_What the task asks_: Copy the material that follows word for word and omit its pictures.

┏━━

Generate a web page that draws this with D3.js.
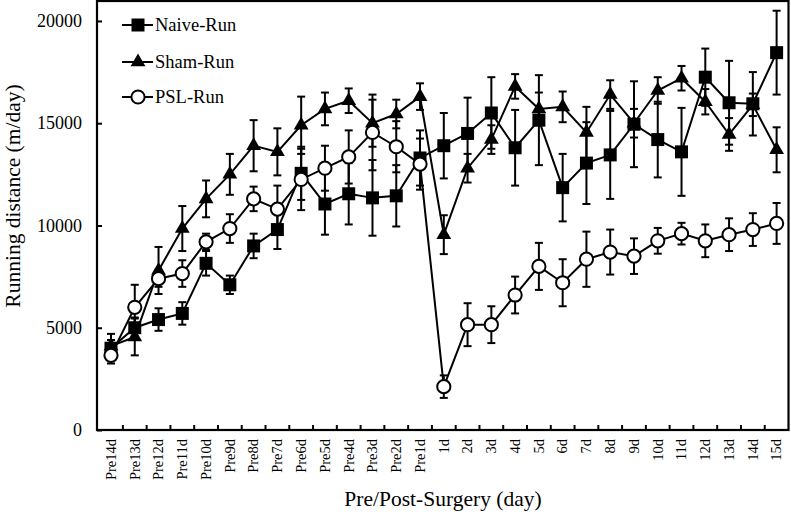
<!DOCTYPE html>
<html>
<head>
<meta charset="utf-8">
<script src="https://cdn.jsdelivr.net/npm/d3@7"></script>
<style>
  html, body { margin: 0; padding: 0; background: #fff; }
  svg { display: block; font-family: "Liberation Serif", "Times New Roman", serif; }
</style>
</head>
<body>
<svg id="chart" width="791" height="514"></svg>
<script>
const categories = ["Pre14d","Pre13d","Pre12d","Pre11d","Pre10d","Pre9d","Pre8d","Pre7d","Pre6d","Pre5d","Pre4d","Pre3d","Pre2d","Pre1d",
  "1d","2d","3d","4d","5d","6d","7d","8d","9d","10d","11d","12d","13d","14d","15d"];

const naive    = [4000,5000,5400,5700,8150,7100,9000,9800,12550,11050,11550,11350,11450,13300,13900,14500,15500,13800,15150,11850,13050,13450,14950,14200,13600,17250,16000,15950,18450];
const naiveErr = [400,500,550,550,600,450,600,950,1300,1500,1500,1850,1500,1350,1600,1750,1750,1850,2200,1650,2000,2150,2100,1850,2150,1400,2050,1550,2050];

const sham     = [4100,4550,7800,9850,11300,12500,13900,13600,14900,15700,16100,15000,15450,16300,9550,12800,14200,16800,15700,15800,14550,16400,15000,16600,17200,16050,14450,15900,13700];
const shamErr  = [600,900,1150,1100,900,1000,1250,1150,1400,800,600,1150,700,650,950,700,700,600,800,750,1250,700,700,650,600,620,800,550,1100];

const psl      = [3650,6000,7400,7650,9200,9850,11300,10800,12250,12800,13350,14550,13850,13000,2120,5150,5150,6600,8000,7200,8350,8700,8500,9250,9600,9250,9550,9800,10100];
const pslErr   = [400,1100,400,650,400,700,600,1150,1500,1100,1300,1850,1250,1250,550,1050,900,900,1150,1150,1350,1100,870,630,530,800,800,800,1000];

const yTicks = [0,5000,10000,15000,20000];
const seriesNames = ["Naive-Run","Sham-Run","PSL-Run"];

(function () {
const svg = d3.select("#chart");
const pLeft = 97, pRight = 788.5, pTop = 1, pBottom = 430;

const x = d3.scaleBand().domain(categories).range([99.1, pRight]).padding(0);
const y = d3.scaleLinear().domain([0, 21000]).range([pBottom, 0.5]);
const cx = d => x(d) + x.bandwidth() / 2;

// frame
svg.append("rect").attr("x", pLeft).attr("y", pTop).attr("width", pRight - pLeft).attr("height", pBottom - pTop)
  .attr("fill", "none").attr("stroke", "#000").attr("stroke-width", 2.2);

// y axis ticks (inward) and labels
const yAxis = d3.axisLeft(y).tickValues(yTicks).tickFormat(d3.format("d"))
  .tickSizeInner(-5).tickSizeOuter(0).tickPadding(15);
const gy = svg.append("g").attr("transform", `translate(${pLeft},0)`).call(yAxis);
gy.select(".domain").remove();
gy.selectAll(".tick line").attr("stroke", "#000").attr("stroke-width", 2);
gy.selectAll(".tick text").attr("font-size", 18).attr("font-family", "Liberation Serif").attr("fill", "#000");

// x axis: ticks at band boundaries (inward)
const boundaries = categories.slice(1).map(c => x(c));
svg.append("g").selectAll("line").data(boundaries).join("line")
  .attr("x1", d => d).attr("x2", d => d).attr("y1", pBottom).attr("y2", pBottom - 5)
  .attr("stroke", "#000").attr("stroke-width", 2);

const xAxis = d3.axisBottom(x).tickSize(0).tickPadding(0);
const gx = svg.append("g").attr("transform", `translate(0,${pBottom})`).call(xAxis);
gx.select(".domain").remove();
gx.selectAll(".tick text")
  .attr("font-size", 14.5).attr("font-family", "Liberation Serif").attr("fill", "#000")
  .attr("text-anchor", "end").attr("transform", "translate(0,9) rotate(-90)")
  .attr("dx", 0).attr("dy", "0.33em").attr("y", 0).attr("x", 0);

// axis titles
svg.append("text").attr("x", 443).attr("y", 506).attr("text-anchor", "middle")
  .attr("font-size", 21.5).text("Pre/Post-Surgery (day)");
svg.append("text").attr("transform", "translate(20,196) rotate(-90)").attr("text-anchor", "middle")
  .attr("font-size", 21.5).text("Running distance (m/day)");

// series
const sqSym = d3.symbol().type(d3.symbolSquare).size(169);
const triSym = d3.symbol().type(d3.symbolTriangle).size(95);

function drawSeries(vals, errs, kind) {
  const g = svg.append("g");
  const pts = categories.map((c, i) => ({c, v: vals[i], e: errs[i]}));
  const eb = g.append("g").attr("stroke", "#000").attr("stroke-width", 2);
  pts.forEach(p => {
    const xc = cx(p.c), y1 = y(p.v + p.e), y2 = y(p.v - p.e);
    eb.append("line").attr("x1", xc).attr("x2", xc).attr("y1", y1).attr("y2", y2);
    eb.append("line").attr("x1", xc - 4).attr("x2", xc + 4).attr("y1", y1).attr("y2", y1);
    eb.append("line").attr("x1", xc - 4).attr("x2", xc + 4).attr("y1", y2).attr("y2", y2);
  });
  g.append("path").datum(pts)
    .attr("d", d3.line().x(p => cx(p.c)).y(p => y(p.v)))
    .attr("fill", "none").attr("stroke", "#000").attr("stroke-width", 2);
  if (kind === "square") {
    g.selectAll(".m").data(pts).join("path").attr("d", sqSym)
      .attr("transform", p => `translate(${cx(p.c)},${y(p.v)})`).attr("fill", "#000");
  } else if (kind === "triangle") {
    g.selectAll(".m").data(pts).join("path").attr("d", triSym)
      .attr("transform", p => `translate(${cx(p.c)},${y(p.v)})`).attr("fill", "#000");
  } else {
    g.selectAll(".m").data(pts).join("circle")
      .attr("cx", p => cx(p.c)).attr("cy", p => y(p.v)).attr("r", 6.6)
      .attr("fill", "#fff").attr("stroke", "#000").attr("stroke-width", 2);
  }
}

drawSeries(sham, shamErr, "triangle");
drawSeries(naive, naiveErr, "square");
drawSeries(psl, pslErr, "circle");

// legend
const legY = [25, 62, 97];
const kinds = ["square", "triangle", "circle"];
seriesNames.forEach((name, i) => {
  const g = svg.append("g").attr("transform", `translate(0,${legY[i]})`);
  g.append("line").attr("x1", 122).attr("x2", 153).attr("y1", 0).attr("y2", 0)
    .attr("stroke", "#000").attr("stroke-width", 2);
  if (kinds[i] === "square") g.append("path").attr("d", sqSym()).attr("transform", "translate(138,0)").attr("fill", "#000");
  else if (kinds[i] === "triangle") g.append("path").attr("d", triSym()).attr("transform", "translate(138,0)").attr("fill", "#000");
  else g.append("circle").attr("cx", 138).attr("cy", 0).attr("r", 6.6).attr("fill", "#fff").attr("stroke", "#000").attr("stroke-width", 2);
  g.append("text").attr("x", 155).attr("y", 0).attr("dy", "0.35em").attr("font-size", 18.5).text(name);
});
})();
</script>
</body>
</html>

┗━━

_Result for this task_:
Generate a web page that draws this with D3.js.
<!DOCTYPE html>
<html>
<head>
<meta charset="utf-8">
<script src="https://cdn.jsdelivr.net/npm/d3@7"></script>
<style>
  html, body { margin: 0; padding: 0; background: #fff; }
  svg { display: block; font-family: "Liberation Serif", "Times New Roman", serif; }
</style>
</head>
<body>
<svg id="chart" width="791" height="514"></svg>
<script>
const categories = ["Pre14d","Pre13d","Pre12d","Pre11d","Pre10d","Pre9d","Pre8d","Pre7d","Pre6d","Pre5d","Pre4d","Pre3d","Pre2d","Pre1d",
  "1d","2d","3d","4d","5d","6d","7d","8d","9d","10d","11d","12d","13d","14d","15d"];

const naive    = [4000,5000,5400,5700,8150,7100,9000,9800,12550,11050,11550,11350,11450,13300,13900,14500,15500,13800,15150,11850,13050,13450,14950,14200,13600,17250,16000,15950,18450];
const naiveErr = [400,500,550,550,600,450,600,950,1300,1500,1500,1850,1500,1350,1600,1750,1750,1850,2200,1650,2000,2150,2100,1850,2150,1400,2050,1550,2050];

const sham     = [4100,4550,7800,9850,11300,12500,13900,13600,14900,15700,16100,15000,15450,16300,9550,12800,14200,16800,15700,15800,14550,16400,15000,16600,17200,16050,14450,15900,13700];
const shamErr  = [600,900,1150,1100,900,1000,1250,1150,1400,800,600,1150,700,650,950,700,700,600,800,750,1250,700,700,650,600,620,800,550,1100];

const psl      = [3650,6000,7400,7650,9200,9850,11300,10800,12250,12800,13350,14550,13850,13000,2120,5150,5150,6600,8000,7200,8350,8700,8500,9250,9600,9250,9550,9800,10100];
const pslErr   = [400,1100,400,650,400,700,600,1150,1500,1100,1300,1850,1250,1250,550,1050,900,900,1150,1150,1350,1100,870,630,530,800,800,800,1000];

const yTicks = [0,5000,10000,15000,20000];
const seriesNames = ["Naive-Run","Sham-Run","PSL-Run"];

(function () {
const svg = d3.select("#chart");
const pLeft = 97, pRight = 788.5, pTop = 1, pBottom = 430;

const x = d3.scaleBand().domain(categories).range([99.1, pRight]).padding(0);
const y = d3.scaleLinear().domain([0, 21000]).range([pBottom, 0.5]);
const cx = d => x(d) + x.bandwidth() / 2;

// frame
svg.append("rect").attr("x", pLeft).attr("y", pTop).attr("width", pRight - pLeft).attr("height", pBottom - pTop)
  .attr("fill", "none").attr("stroke", "#000").attr("stroke-width", 2.2);

// y axis ticks (inward) and labels
const yAxis = d3.axisLeft(y).tickValues(yTicks).tickFormat(d3.format("d"))
  .tickSizeInner(-5).tickSizeOuter(0).tickPadding(15);
const gy = svg.append("g").attr("transform", `translate(${pLeft},0)`).call(yAxis);
gy.select(".domain").remove();
gy.selectAll(".tick line").attr("stroke", "#000").attr("stroke-width", 2);
gy.selectAll(".tick text").attr("font-size", 18).attr("font-family", "Liberation Serif").attr("fill", "#000");

// x axis: ticks at band boundaries (inward)
const boundaries = categories.slice(1).map(c => x(c));
svg.append("g").selectAll("line").data(boundaries).join("line")
  .attr("x1", d => d).attr("x2", d => d).attr("y1", pBottom).attr("y2", pBottom - 5)
  .attr("stroke", "#000").attr("stroke-width", 2);

const xAxis = d3.axisBottom(x).tickSize(0).tickPadding(0);
const gx = svg.append("g").attr("transform", `translate(0,${pBottom})`).call(xAxis);
gx.select(".domain").remove();
gx.selectAll(".tick text")
  .attr("font-size", 14.5).attr("font-family", "Liberation Serif").attr("fill", "#000")
  .attr("text-anchor", "end").attr("transform", "translate(0,9) rotate(-90)")
  .attr("dx", 0).attr("dy", "0.33em").attr("y", 0).attr("x", 0);

// axis titles
svg.append("text").attr("x", 443).attr("y", 506).attr("text-anchor", "middle")
  .attr("font-size", 21.5).text("Pre/Post-Surgery (day)");
svg.append("text").attr("transform", "translate(20,196) rotate(-90)").attr("text-anchor", "middle")
  .attr("font-size", 21.5).text("Running distance (m/day)");

// series
const sqSym = d3.symbol().type(d3.symbolSquare).size(169);
const triSym = d3.symbol().type(d3.symbolTriangle).size(95);

function drawSeries(vals, errs, kind) {
  const g = svg.append("g");
  const pts = categories.map((c, i) => ({c, v: vals[i], e: errs[i]}));
  const eb = g.append("g").attr("stroke", "#000").attr("stroke-width", 2);
  pts.forEach(p => {
    const xc = cx(p.c), y1 = y(p.v + p.e), y2 = y(p.v - p.e);
    eb.append("line").attr("x1", xc).attr("x2", xc).attr("y1", y1).attr("y2", y2);
    eb.append("line").attr("x1", xc - 4).attr("x2", xc + 4).attr("y1", y1).attr("y2", y1);
    eb.append("line").attr("x1", xc - 4).attr("x2", xc + 4).attr("y1", y2).attr("y2", y2);
  });
  g.append("path").datum(pts)
    .attr("d", d3.line().x(p => cx(p.c)).y(p => y(p.v)))
    .attr("fill", "none").attr("stroke", "#000").attr("stroke-width", 2);
  if (kind === "square") {
    g.selectAll(".m").data(pts).join("path").attr("d", sqSym)
      .attr("transform", p => `translate(${cx(p.c)},${y(p.v)})`).attr("fill", "#000");
  } else if (kind === "triangle") {
    g.selectAll(".m").data(pts).join("path").attr("d", triSym)
      .attr("transform", p => `translate(${cx(p.c)},${y(p.v)})`).attr("fill", "#000");
  } else {
    g.selectAll(".m").data(pts).join("circle")
      .attr("cx", p => cx(p.c)).attr("cy", p => y(p.v)).attr("r", 6.6)
      .attr("fill", "#fff").attr("stroke", "#000").attr("stroke-width", 2);
  }
}

drawSeries(sham, shamErr, "triangle");
drawSeries(naive, naiveErr, "square");
drawSeries(psl, pslErr, "circle");

// legend
const legY = [25, 62, 97];
const kinds = ["square", "triangle", "circle"];
seriesNames.forEach((name, i) => {
  const g = svg.append("g").attr("transform", `translate(0,${legY[i]})`);
  g.append("line").attr("x1", 122).attr("x2", 153).attr("y1", 0).attr("y2", 0)
    .attr("stroke", "#000").attr("stroke-width", 2);
  if (kinds[i] === "square") g.append("path").attr("d", sqSym()).attr("transform", "translate(138,0)").attr("fill", "#000");
  else if (kinds[i] === "triangle") g.append("path").attr("d", triSym()).attr("transform", "translate(138,0)").attr("fill", "#000");
  else g.append("circle").attr("cx", 138).attr("cy", 0).attr("r", 6.6).attr("fill", "#fff").attr("stroke", "#000").attr("stroke-width", 2);
  g.append("text").attr("x", 155).attr("y", 0).attr("dy", "0.35em").attr("font-size", 18.5).text(name);
});
})();
</script>
</body>
</html>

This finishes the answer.